Two months after concentrating in Santa Fe de Ralito as a paramilitary leader, the Colombian National Police occupied his main campsites, including one known as "Villa Macaco"; a military and cocaine complex with a capacity to harbor some 250 men and had a satellite communication system. The Colombian police confiscated some 20 million Colombian pesos, weapons, 4,850 gallons of chemicals and two tons of solid chemicals for illegal drug processing were destroyed. Authorities also found an accounting book which detailed the money transactions of Jimenez.

Jimenez demobilized with the Central Bolívar Bloc of the AUC in early 2005 and was jailed under the terms of the Law of Peace and Justice which pardoned time in jail if the paramilitary groups collaborated with authorities telling the truth about their crimes and economically "repairing" the victims or their families.

The Central Bolívar Bloc of the AUC had at this time approximately six thousand men.

==Crime investigations==

Jimenez has active processes in the United States and Colombia for money laundering, drug trafficking and support for terrorist organizations.

In Colombia Jimenez also has an accusation resolution submitted by the Attorney General of Colombia National Unit for Human Rights as responsible for the assassination in February 2001 of the regional ombudsman Iván Ramírez Luciani and four other people. Another accusation was the assassination in Cúcuta of the director of the Free University of Colombia on February 12, 2001.

The Colombian National Police also accused Jimenez of being the mastermind behind the armed assault rescue operation of hitman Jorge Iván Laverde aka "El Iguano" extracted from a Police protected clinic in the city of Cúcuta.

==Extradition to the United States==

Colombian authorities proved that Jimenez remained active in the illegal drug trade while jailed under the terms of the Law of Peace and Justice.

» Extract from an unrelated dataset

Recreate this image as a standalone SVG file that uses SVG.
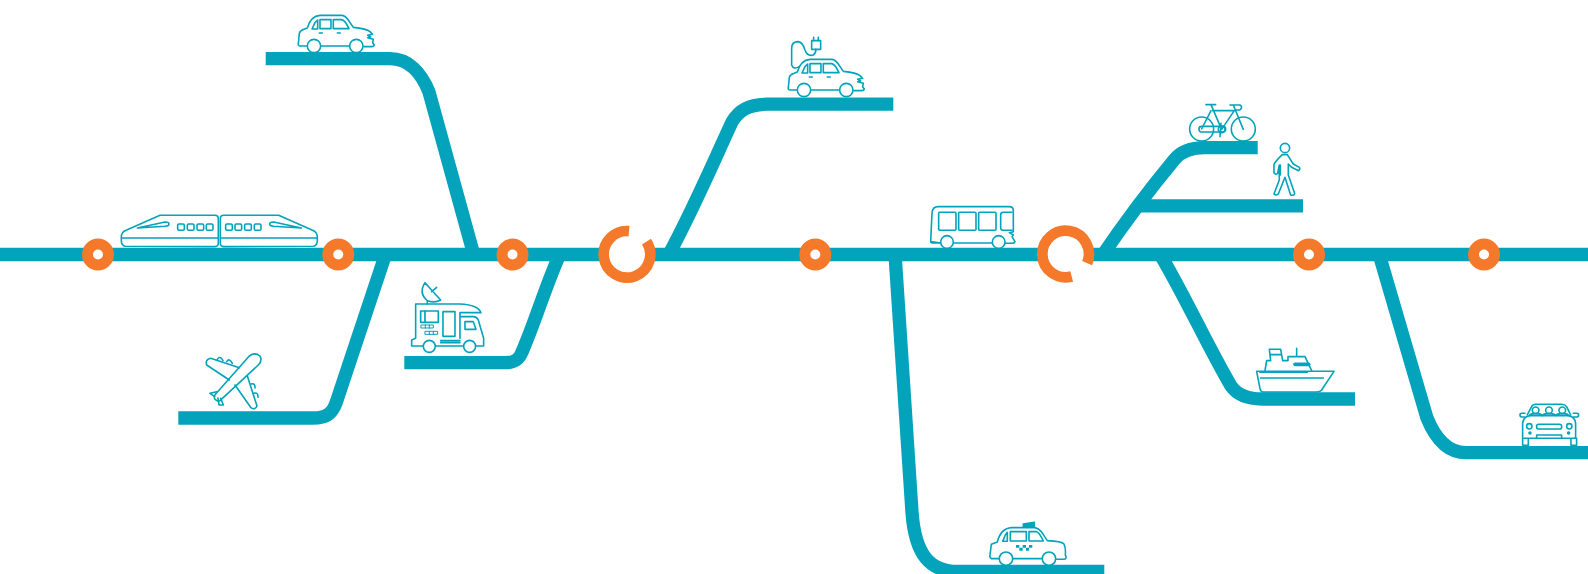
<svg xmlns="http://www.w3.org/2000/svg" width="1588" height="574" viewBox="0 0 1588 574">
<style>
.ln{fill:none;stroke:#02a3bb;stroke-width:13.3}
.ic,.ic *{fill:none;stroke:#02a3bb;stroke-width:4.8;stroke-linejoin:round;stroke-linecap:round}
.ic .w{fill:#fff}
.ic .t{stroke-width:7}
.ic .f{fill:#02a3bb}
.dot{fill:#fff;stroke:#f5792b;stroke-width:11}
.arc{fill:none;stroke:#f5792b;stroke-width:10.7}
</style>
<defs>
<g id="carBase">
<path d="M622 138H601Q594 138 595 132L598 100Q600 92 612 88L622 84Q632 48 660 46H725Q735 46 745 60L760 82Q800 86 810 95L818 103L803 106L812 110L803 113L820 118L818 128L823 135Q822 140 815 140H792M749 138H662"/>
<circle class="w" cx="642" cy="138" r="20"/><circle class="w" cx="769" cy="138" r="20"/>
<path d="M636 87L645 68L653 60V87ZM660 59H693V86H660ZM700 59H725Q735 60 747 86H700Z"/>
<path d="M658 99H667M712 99H721"/>
</g>
<g id="trainCar">
<path d="M75 739Q64 735 64 722V708Q66 695 80 690L180 646H345Q355 646 355 656V730Q355 740 345 740Z"/>
<path class="t" d="M66 714H353" style="stroke-width:5"/>
<path d="M112 684L195 666Q207 666 207 672Q207 678 195 679Z"/>
<rect x="233" y="672" width="20" height="19" rx="4"/><rect x="262" y="672" width="20" height="19" rx="4"/><rect x="291" y="672" width="20" height="19" rx="4"/><rect x="319" y="672" width="20" height="19" rx="4"/>
</g>
</defs>
<g id="connectors">
<path class="ln" d="M0 254.500H1588"/>
<path class="ln" d="M265.700 58.700H390C408 58.700 421 72 429 92L472.500 250"/>
<path class="ln" d="M178.300 418H313C326 418 332 414 336 403L385 256"/>
<path class="ln" d="M404.300 362.700H505C514 362.700 519 360 522 352C535 322 545 288 559 256"/>
<path class="ln" d="M893.300 104.200H768C749 104.200 739 110 732 122C712 165 693 210 668 256"/>
<path class="ln" d="M1257.700 147.700H1205C1192 147.700 1181 151 1174 160C1150 189 1125 222 1102 256"/>
<path class="ln" d="M1303 205.800H1140"/>
<path class="ln" d="M895 254L912 512C915 555 930 571.500 958 571.500H1104.300"/>
<path class="ln" d="M1160 254C1186 298 1207 345 1231 386C1238 396 1249 399 1262 399H1355"/>
<path class="ln" d="M1379 254L1427 418C1436 440 1448 452.700 1466 452.700H1588"/>
</g>
<g id="stop-1"><circle class="dot" cx="98" cy="254.500" r="10.500"/></g>
<g id="stop-2"><circle class="dot" cx="338.300" cy="254.500" r="10.500"/></g>
<g id="stop-3"><circle class="dot" cx="512.500" cy="254.500" r="10.500"/></g>
<g id="stop-4"><circle class="dot" cx="815.300" cy="254.500" r="10.500"/></g>
<g id="stop-5"><circle class="dot" cx="1309" cy="254.500" r="10.500"/></g>
<g id="stop-6"><circle class="dot" cx="1484" cy="254.500" r="10.500"/></g>
<g id="hub-1"><circle cx="627" cy="254.300" r="23" fill="#fff"/><path class="arc" d="M629.030 231.090A23.300 23.300 0 1 0 646.500 241.600"/></g>
<g id="hub-2"><circle cx="1065.700" cy="254" r="23" fill="#fff"/><path class="arc" d="M1087.100 263.100A23.300 23.300 0 1 0 1071.700 276.500"/></g>
<g id="car" class="ic" transform="translate(100,0) scale(.3333)"><use href="#carBase"/></g>
<g id="train" class="ic" transform="translate(100,0) scale(.3333)"><use href="#trainCar"/><use href="#trainCar" transform="matrix(-1 0 0 1 716 0)"/></g>
<g id="plane" class="ic" transform="translate(170,270) scale(.3333)">
<path d="M238 258Q255 245 270 258Q278 272 265 285L150 392Q142 396 135 388Q130 380 137 372Z"/>
<path d="M208 293L122 265Q105 268 110 285L178 330M195 345L242 412Q255 422 261 408L232 318"/>
<path d="M142 268Q150 255 159 272M170 275Q178 262 187 280M243 342Q256 338 255 354M250 370Q265 365 264 382"/>
<path d="M140 365L120 370L134 380M144 384L147 405L160 405L152 385"/>
</g>
<g id="camper" class="ic" transform="translate(170,270) scale(.3333)">
<path d="M737 102H870Q925 105 933 128H870V205M737 102V205L725 210V228H760M797 228H880M918 228H941V205L925 150Q920 140 910 140H870"/>
<rect class="t" x="752" y="123" width="53" height="34" style="stroke-width:5"/><path class="t" d="M765 123V157" style="stroke-width:5"/>
<rect x="819" y="125" width="36" height="74"/>
<path d="M885 155H910L918 178H885Z"/>
<path d="M754 165H790V174H754ZM766 165V174M778 165V174M766 184H803V193H766ZM778 184V193M790 184V193" style="stroke-width:3"/>
<path d="M812 212H870M812 218H870"/>
<circle class="w" cx="778" cy="229" r="18"/><circle class="w" cx="899" cy="229" r="18"/>
<path d="M765 38Q745 70 772 92Q795 100 812 90ZM785 65L800 52M772 92V102"/>
</g>
<g id="electric-car" class="ic" transform="translate(590,44) scale(.3333)"><use href="#carBase"/></g>
<g id="charger" class="ic" transform="translate(580,20) scale(.3333)">
<path d="M658 140Q640 150 635 135V85Q635 65 655 65Q668 67 675 90Q682 110 700 105Q708 100 708 88"/>
<rect x="695" y="62" width="27" height="26"/><path d="M701 52V62M715 52V62"/>
</g>
<g id="bus" class="ic" transform="translate(900,90) scale(.3333)">
<path d="M92 455L96 370Q97 350 115 350H328Q340 350 340 362V425L328 428L340 435L336 440L345 455Q344 460 335 460H316M277 459H160M122 459H96Q92 459 92 455Z"/>
<rect x="116" y="367" width="52" height="54" rx="3"/><rect x="176" y="367" width="52" height="54" rx="3"/><rect x="236" y="367" width="52" height="54" rx="3"/><path d="M336 367H310Q302 367 302 375V413Q302 421 310 421H336"/>
<circle class="w" cx="141" cy="456" r="19"/><circle class="w" cx="296" cy="456" r="19"/>
</g>
<g id="bike" class="ic" transform="translate(900,90) scale(.3333)">
<circle cx="905" cy="117" r="36"/><circle cx="1030" cy="117" r="36"/>
<path d="M918 44H947M933 44L965 118M938 62H1000M990 45H1020Q1030 50 1020 60H1008M1000 45L1030 118M1003 62L965 118M933 62L905 117"/>
<rect x="897" y="109" width="80" height="17" rx="8"/><circle cx="965" cy="118" r="10"/><path d="M963 100L960 140"/>
</g>
<g id="walker" class="ic" transform="translate(900,90) scale(.3333)">
<circle cx="1155" cy="174" r="14"/>
<path d="M1147 194H1162L1180 222L1198 232Q1202 238 1196 242L1175 232L1165 222V255L1184 310Q1184 318 1172 315L1155 262L1135 312Q1128 318 1122 312L1138 270V225L1133 250Q1126 256 1122 248V224Q1124 216 1147 194Z"/>
<path d="M1141 225V255"/>
</g>
<g id="taxi" class="ic" transform="translate(880,420) scale(.3333)">
<path d="M358 416H335Q328 414 330 406L334 373L352 366Q362 325 395 323H465Q476 325 484 335L502 362Q545 364 552 372Q558 385 556 405Q562 416 552 418H527M487 416H398"/>
<circle class="w" cx="378" cy="416" r="20"/><circle class="w" cx="507" cy="416" r="20"/>
<path d="M368 364L376 345L382 337V364ZM391 335H439V363H391ZM447 335H470Q478 337 490 363H447Z"/>
<path class="f" d="M430 312L463 307V322H430Z"/>
<path class="f" style="stroke:none" d="M408 375H418V383H408ZM428 375H438V383H428ZM447 375H457V383H447ZM418 383H428V392H418ZM438 383H447V392H438Z"/>
</g>
<g id="ship" class="ic" transform="translate(1150,250) scale(.3333)">
<path d="M320 364H552L515 420Q510 426 500 426H340Q332 426 330 416Z"/>
<path d="M345 362L350 332H362L358 298H392L398 332H414V320H440V295M440 320H465L485 362M362 314H395"/>
<path d="M330 366H472" style="stroke-width:6"/><path d="M332 384H520" style="stroke-width:5"/>
<path d="M435 343H476" style="stroke-width:11"/>
</g>
<g id="suv" class="ic" transform="translate(1150,250) scale(.3333)">
<path d="M1132 495L1145 470Q1148 463 1158 463H1235Q1245 463 1250 470L1262 495"/>
<circle cx="1157" cy="481" r="10"/><circle cx="1197" cy="481" r="10"/><circle cx="1237" cy="481" r="10"/>
<path d="M1138 497Q1142 490 1157 491Q1172 490 1177 497Q1182 490 1197 491Q1212 490 1217 497Q1222 490 1237 491Q1252 490 1258 497"/>
<path d="M1118 565V520Q1120 500 1140 497H1255Q1275 500 1277 520V565ZM1118 565V586H1135V565M1263 565V586H1280V565"/>
<path d="M1125 490H1116Q1110 490 1110 495Q1110 501 1116 501H1125M1270 490H1280Q1286 490 1286 495Q1286 501 1280 501H1270"/>
<circle cx="1138" cy="529" r="8"/><circle cx="1258" cy="529" r="8"/>
<circle class="f" cx="1140" cy="549" r="3"/><circle class="f" cx="1256" cy="549" r="3"/>
<rect x="1160" y="523" width="75" height="14" rx="6"/><path d="M1160 565V555H1235V565"/>
</g>
</svg>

The government determined that Jimenez lost his benefits as paramilitary leader and decided to authorize his extradition to the United States.

A Colombian judicial instrument known as tutela was used then by the victims of the paramilitaries claiming that Jimenez had told very little the truth about their disappeared family members and conditioned the extradition if only Jimenez confessed his crimes and paid reparation.

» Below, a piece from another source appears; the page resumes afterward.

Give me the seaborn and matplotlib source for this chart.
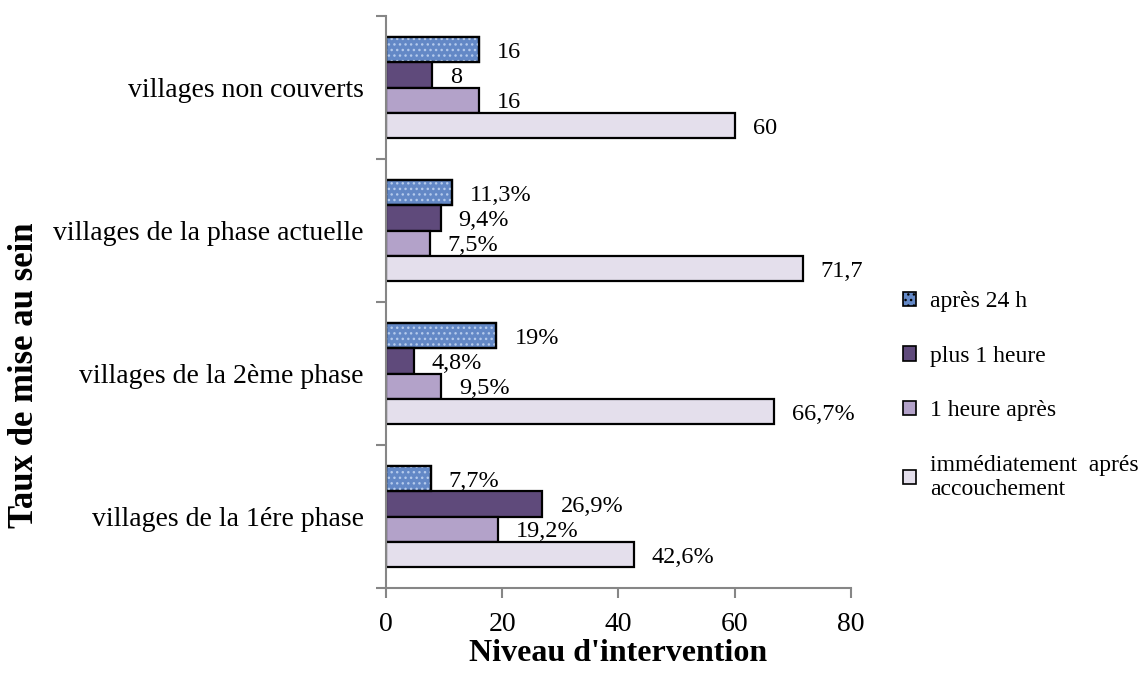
import matplotlib
matplotlib.use("Agg")
import matplotlib.pyplot as plt
from matplotlib.patches import Patch, Rectangle
import numpy as np
import pandas as pd
import seaborn as sns

# Categories (top to bottom) and timing groups
villages = [
    "villages non couverts",
    "villages de la phase actuelle",
    "villages de la 2ème phase",
    "villages de la 1ére phase",
]
moments = [
    "après 24 h",
    "plus 1 heure",
    "1 heure après",
    "immédiatement  aprés\naccouchement",
]

# Values per timing group, one entry per village category
apres_24h = [16, 11.3, 19, 7.7]
plus_1h = [8, 9.4, 4.8, 26.9]
une_heure_apres = [16, 7.5, 9.5, 19.2]
immediatement = [60, 71.7, 66.7, 42.6]

# Data labels as printed next to each bar
labels_apres_24h = ["16", "11,3%", "19%", "7,7%"]
labels_plus_1h = ["8", "9,4%", "4,8%", "26,9%"]
labels_une_heure = ["16", "7,5%", "9,5%", "19,2%"]
labels_immediat = ["60", "71,7", "66,7%", "42,6%"]

x_ticks = [0, 20, 40, 60, 80]

series = [apres_24h, plus_1h, une_heure_apres, immediatement]
series_labels = [labels_apres_24h, labels_plus_1h, labels_une_heure, labels_immediat]

df = pd.DataFrame(
    [
        {"village": v, "moment": m, "valeur": vals[i]}
        for m, vals in zip(moments, series)
        for i, v in enumerate(villages)
    ]
)

colors = ["#6388c6", "#5f4a7b", "#b3a2c9", "#e4dfec"]
palette = dict(zip(moments, colors))

sns.set_style("white")
plt.rcParams["font.family"] = ["Liberation Serif", "DejaVu Serif"]
plt.rcParams["text.color"] = "black"
plt.rcParams["axes.labelcolor"] = "black"
plt.rcParams["xtick.color"] = "black"
plt.rcParams["ytick.color"] = "black"
plt.rcParams["hatch.linewidth"] = 1.0

fig = plt.figure(figsize=(11.43, 6.79), dpi=100)
ax = fig.add_axes([0.3377, 0.134, 0.4068, 0.8424])

sns.barplot(
    data=df, y="village", x="valeur", hue="moment",
    order=villages, hue_order=moments, palette=palette,
    orient="h", width=0.71, gap=0, edgecolor="black", linewidth=1.6,
    legend=False, ax=ax, saturation=1,
)

# Mottled texture on the "après 24 h" bars
for p in ax.containers[0]:
    x0, y0 = p.get_xy()
    w, h = p.get_width(), p.get_height()
    ax.add_patch(Rectangle((x0, y0), w, h, facecolor="none",
                           edgecolor="#b4caec", hatch="...", lw=0, zorder=p.get_zorder() + 0.1))
    ax.add_patch(Rectangle((x0, y0), w, h, facecolor="none",
                           edgecolor="black", lw=1.6, zorder=p.get_zorder() + 0.2))

# Value labels at the end of each bar
for cont, labs in zip(ax.containers, series_labels):
    for p, lab in zip(cont, labs):
        ax.annotate(
            lab, xy=(p.get_x() + p.get_width(), p.get_y() + p.get_height() / 2),
            xytext=(13, -2), textcoords="offset points",
            ha="left", va="center", fontsize=17.5, color="black",
        )

ax.set_xlim(0, 80)
ax.set_ylim(3.5, -0.5)
ax.set_xticks(x_ticks)
ax.set_xticklabels([str(t) for t in x_ticks], fontsize=20)
ax.set_yticks(range(len(villages)))
ax.set_yticklabels(villages, fontsize=20)
ax.set_yticks(np.arange(-0.5, len(villages), 1.0), minor=True)

spine_color = "#868686"
for s in ["top", "right"]:
    ax.spines[s].set_visible(False)
for s in ["left", "bottom"]:
    ax.spines[s].set_color(spine_color)
    ax.spines[s].set_linewidth(1.5)

ax.tick_params(axis="y", which="major", length=0, pad=16)
ax.tick_params(axis="y", which="minor", length=7, width=1.5, color=spine_color, direction="out", left=True)
ax.tick_params(axis="x", which="major", length=7, width=1.5, color=spine_color, direction="out", bottom=True, pad=10)

ax.set_xlabel("Niveau d'intervention", fontsize=23, fontweight="bold", labelpad=2)
ax.set_ylabel("Taux de mise au sein", fontsize=25, fontweight="bold")
ax.yaxis.set_label_coords(-0.741, 0.372)

handles = [
    Patch(facecolor=c, edgecolor="black", linewidth=1.2) for c in colors
]
handles[0].set_hatch("...")
fig.legend(
    handles, moments, loc="upper left", bbox_to_anchor=(0.7816, 0.585),
    frameon=False, fontsize=17, handlelength=0.55, handleheight=0.55,
    handletextpad=0.6, labelspacing=1.42, borderaxespad=0,
)

fig.savefig("out.png", dpi=100)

On April 10, 2008 the "tutela" defended by the Supreme Court of Colombia temporarily upheld the extradition of Jimenez while the government of Álvaro Uribe pressed for Jimenez prompt extradition.

After Colombia's top judicial panel overturned the Supreme Court's decision on May 7, 2008, the Colombian government immediately put "Macaco" on a DEA plane to Washington.

==Trial in the United States==

Jiménez first appeared before the Colombia State Court on May 7, 2008, almost immediately after being transferred from Bogotá. The Prosecution accused him of terrorism and conspiring to import cocaine into the United States. Jiménez appointed lawyers Rick Diaz from Miami and Donna Newman from New York City as his lawyers and pleaded not guilty. Macaco was refused bail, because of a "high risk of escape", despite arguments by the defense the accused could stay with relatives, currently living in the United States. The judge turned down the defendant's US$1 million bail offer.

On June 14, 2010, the Center for Justice & Accountability along with the law firm of Wilson Sonsini Goodrich & Rosati instituted a civil action in the Southern District of Florida against Macaco alleging torture, extrajudicial killing, war crimes and crimes against humanity. The case was brought under the Alien Tort Statute and the Torture Victim Protection Act.

On November 9, 2011, Macaco was sentenced to 33 years in prison for drug trafficking and narcoterrorism. Following his cooperation with US authorities, leading them to several other arrests and extraditions, the former paramilitary chief was allowed to serve only 11 of his 33-year prison sentence. On July 20, 2019, Jiménez was arrested on conspiracy and dozens of homicide charges and subsequently extradited back to Colombia.

== Popular culture ==
- In the second season of the TV Series El cartel, Jiménez is portrayed by the colombian actor Manuel Gómez Gutiérrez as the character of 'El Pariente'.
- In the final episodes of TV Series Tres Caínes is portrayed by Alberto Barrero.